Germany hosted the highest proportion of organic launches globally in 2016, according to newly released data from Mintel.
Research from Mintel Global New Product Database (GNPD) shows that a quarter (25%) of all food and drink products launched in Germany in 2016 carried organic claim, the highest percentage globally. This is up from just 18% of launches in 2012.
While Germany is currently the leading market for organic food and drink innovation, as many as one fifth of all launches in Sweden (22%), the Netherlands (20%), Czech Republic (20%), Denmark (19%), and Austria (19%) also carried an organic claim in 2016. In contrast, only 14% of launches in the US and 6% in the UK were organic. Globally, one in six launches (16%) of organic food and drink occurred in Germany in 2016.
Katya Witham, senior food and drink analyst for Germany at Mintel, comments: “In keeping with the German nation’s love for healthy, natural products, the organic market has been flourishing in recent years. The rise in organic product innovation comes as consumer health awareness continues to grow alongside a higher environmental conscience. Combined with an increasing disposable income, this fuels the uptake of organic products across food and drink categories in Germany.”
“The rise in organic product innovation comes as consumer health awareness continues to grow alongside a higher environmental conscience”
Indeed, Mintel research shows that German consumers are increasingly interested in organic food and drink.
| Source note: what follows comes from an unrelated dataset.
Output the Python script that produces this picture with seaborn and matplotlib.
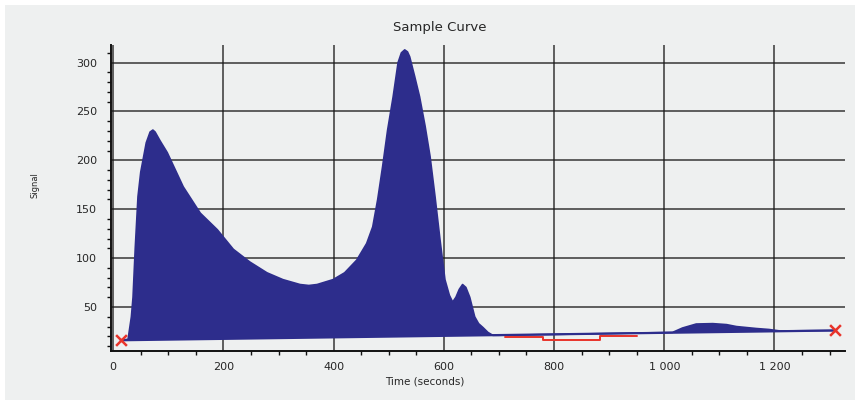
import numpy as np
import pandas as pd
import matplotlib
matplotlib.use("Agg")
import matplotlib.pyplot as plt
import seaborn as sns
from matplotlib.patches import Rectangle
from matplotlib.ticker import MultipleLocator

# values
time = [15, 27, 33, 36, 40, 45, 50, 54, 60, 67, 72, 76, 85, 98, 127, 158, 189,
        218, 248, 279, 308, 339, 355, 370, 399, 420, 442, 460, 471, 480, 489,
        498, 508, 517, 523, 529, 534, 538, 547, 556, 566, 575, 584, 593, 602,
        610, 616, 622, 628, 634, 640, 647, 656, 663, 671, 680, 689, 700, 1015,
        1033, 1058, 1088, 1113, 1131, 1167, 1190, 1210, 1310]
signal = [16, 17, 40, 60, 110, 163, 188, 200, 218, 229, 231, 229, 220, 208, 173,
          146, 129, 109, 96, 85, 78, 73, 72, 73, 78, 85, 98, 115, 132, 160, 194,
          231, 265, 300, 310, 313, 311, 306, 286, 265, 235, 204, 163, 119, 78,
          62, 55, 60, 68, 73, 70, 60, 40, 33, 29, 24, 21, 21, 24,
          28.5, 32.6, 33, 32, 30, 28, 27, 25.5, 26]

# baseline end markers
marker_time = [15, 1310]
marker_signal = [16, 26]

# red baseline trace
red_time = [711, 780, 780, 883, 883, 950]
red_signal = [19.5, 19.5, 16.5, 16.5, 20.5, 20.5]

x_ticks = [0, 200, 400, 600, 800, 1000, 1200]
x_labels = ["0", "200", "400", "600", "800", "1 000", "1 200"]
y_ticks = [50, 100, 150, 200, 250, 300]

df = pd.DataFrame({"Time": time, "Signal": signal})

sns.set_style("white")
plt.rcParams["font.family"] = ["DejaVu Sans"]

fig = plt.figure(figsize=(8.6, 4.05), dpi=100, facecolor="white")
fig.patches.append(Rectangle((5 / 860, 5 / 405), 850 / 860, 395 / 405,
                             transform=fig.transFigure, facecolor="#eef0f0",
                             edgecolor="none", zorder=-10))
ax = fig.add_axes([111 / 860, 1 - 351 / 405, 734 / 860, 306 / 405])
ax.set_facecolor("#eef0f0")

navy = "#2d2d8c"
ax.fill(df["Time"], df["Signal"], color=navy, zorder=3, linewidth=0)
sns.lineplot(data=df, x="Time", y="Signal", ax=ax, color=navy, linewidth=1.2,
             sort=False, estimator=None, zorder=4)
ax.plot(marker_time, marker_signal, color=navy, linewidth=1.6, zorder=4)
ax.plot(red_time, red_signal, color="#e8332a", linewidth=1.4, zorder=5)
ax.scatter(marker_time, marker_signal, marker="x", color="#e8332a", s=60,
           linewidths=1.8, zorder=6)

ax.set_xlim(-4, 1328)
ax.set_ylim(5, 318)
ax.set_xticks(x_ticks)
ax.set_xticklabels(x_labels)
ax.set_yticks(y_ticks)
ax.xaxis.set_minor_locator(MultipleLocator(50))
ax.yaxis.set_minor_locator(MultipleLocator(10))

ax.grid(True, which="major", color="#1a1a1a", linewidth=1.2, alpha=0.8)
ax.set_axisbelow(True)
for side in ["top", "right"]:
    ax.spines[side].set_visible(False)
for side in ["left", "bottom"]:
    ax.spines[side].set_color("#111111")
    ax.spines[side].set_linewidth(1.4)

ax.tick_params(axis="y", which="major", direction="out", length=9, width=1.2,
               labelsize=8, pad=1, color="#111111")
ax.tick_params(axis="y", which="minor", direction="out", length=3, width=1,
               color="#111111", left=True)
ax.tick_params(axis="x", which="major", direction="inout", length=10, width=1.2,
               labelsize=8, pad=3, color="#111111")
ax.tick_params(axis="x", which="minor", direction="out", length=3, width=1,
               color="#111111", bottom=True)

ax.set_xlabel("")
ax.set_ylabel("")
fig.text(440 / 860, 1 - 27 / 405, "Sample Curve", ha="center", va="center",
         fontsize=9.5)
fig.text(425 / 860, 1 - 381 / 405, "Time (seconds)", ha="center", va="center",
         fontsize=7.5)
fig.text(35 / 860, 1 - 185 / 405, "Signal", ha="center", va="center",
         fontsize=6, rotation=90)

fig.savefig("out.png", dpi=100, facecolor=fig.get_facecolor())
Over one in five (22%) German consumers claim to be purchasing more organic food and drink in 2017, compared with only 17% in 2016. What’s more, the share of German adults willing to pay more for organic food and drink has risen from 18% to 24% in this time period. This compares to 22% of consumers in France saying they’re willing to pay more for organic products, with this figure falling to 17% in Poland, 16% in Italy and as little as 14% in Spain.
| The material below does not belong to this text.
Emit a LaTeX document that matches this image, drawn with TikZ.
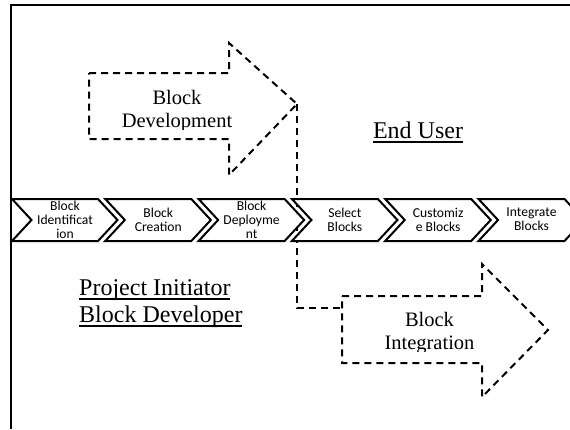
\documentclass[tikz,border=0pt]{standalone}
\usepackage{fontspec}
\setmainfont{Liberation Serif}
\newfontfamily\chevfont{Carlito}
\newcommand\myul[1]{\setbox0\hbox{#1}\rlap{\rule[-4.6pt]{\wd0}{1.3pt}}\box0}
\begin{document}
\begin{tikzpicture}[x=1pt,y=-1pt,
  frameline/.style={line width=1.5pt},
  dashline/.style={line width=2pt,dash pattern=on 7pt off 5pt},
  chevron/.style={line width=2pt,draw=black,fill=white,line join=miter},
  chevtext/.style={font=\chevfont\fontsize{13.6}{14}\selectfont,align=center,inner sep=0pt},
  bigtext/.style={font=\fontsize{20.5}{23.5}\selectfont,align=center,inner sep=0pt,anchor=base},
  roletext/.style={font=\fontsize{24}{27}\selectfont,inner sep=0pt,anchor=base}]
\useasboundingbox (0,0) rectangle (570,429);
\fill[white] (0,0) rectangle (570,429);
% frame
\draw[frameline] (570,5) -- (11,5) -- (11,429);
% dashed arrows
\draw[dashline] (89,73) -- (229,73) -- (229,43) -- (297,104) -- (229,175) -- (229,139) -- (89,139) -- cycle;
\draw[dashline] (342,296) -- (482,296) -- (482,264) -- (548,330) -- (482,397) -- (482,363) -- (342,363) -- cycle;
\coordinate (devtip) at (297,104);
\coordinate (intleft) at (342,308);
\draw[dashline] (devtip) |- (intleft);
% arrow texts (clipped like the original text boxes)
\begin{scope}
\clip (80,60) rectangle (300,129.5);
\node[bigtext] (dev) at (177,127.5) {Block\\Development};
\end{scope}
\begin{scope}
\clip (330,280) rectangle (550,351.5);
\node[bigtext] (integ) at (429.5,349.5) {Block\\Integration};
\end{scope}
% role labels
\node[roletext] (enduser) at (418,138) {\myul{End User}};
\node[roletext,anchor=base west,align=left] (initiator) at (79,322) {\myul{Project Initiator}\\\myul{Block Developer}};
% chevrons
\foreach \L/\nm/\txt in {12/c1/{Block\\Identificat\\ion},105.3/c2/{Block\\Creation},198.6/c3/{Block\\Deployme\\nt},291.9/c4/{Select\\Blocks},385.2/c5/{Customiz\\e Blocks},478.5/c6/{Integrate\\Blocks}}{
  \draw[chevron] (\L,199) -- ++(86,0) -- ++(19.5,21) -- ++(-19.5,21) -- ++(-86,0) -- ++(19.5,-21) -- cycle;
  \node[chevtext] (\nm) at (\L+53,219.5) {\txt};
}
\end{tikzpicture}
\end{document}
German parents are especially likely to be looking for products with organic credentials. One quarter (25%) of German households with children say that they buy more organic food and drink, compared with only one fifth (21%) of those without children. Similarly, German consumers’ willingness to pay a higher price for organic food and drink is higher among families with children. For 27% of German households with children, organic fare is worth paying extra for, compared to 23% of respondents without children. Furthermore, Mintel research shows that 71% of all launches carried an organic claim in 2016.
Looking to the future, it seems that the organic boom is also catching on in products targeted at adults, including alcoholic drinks. Mintel research highlights, however, that organic wine still remains under-penetrated in German households, compared to other organic food and drink categories. In 2016, only 7% of German adults reported buying organic wine, with the participation rates increasing slightly among more mature consumers aged 35-54 (9%).
There are opportunities to boost consumption, as Mintel’s research shows that over half (57%) of German wine buyers are prepared to spend more on a ‘craft’ wine, while almost one in three (30%) claim to be more likely to buy a wine brand with an interesting and authentic back-story.
“Given consumer demand for natural ingredients and reassurances about provenance, organic wine makers could benefit from promoting their authentic, artisanal and ethical credentials. Organically grown wines will also resonate well with the locavore, farm-to-table movement, as well as with the rise of sustainable consumption. But in order for organic wines to move out of their niche, producers will need to educate German consumers about the credentials that make organic wines worth buying.” Katya concludes.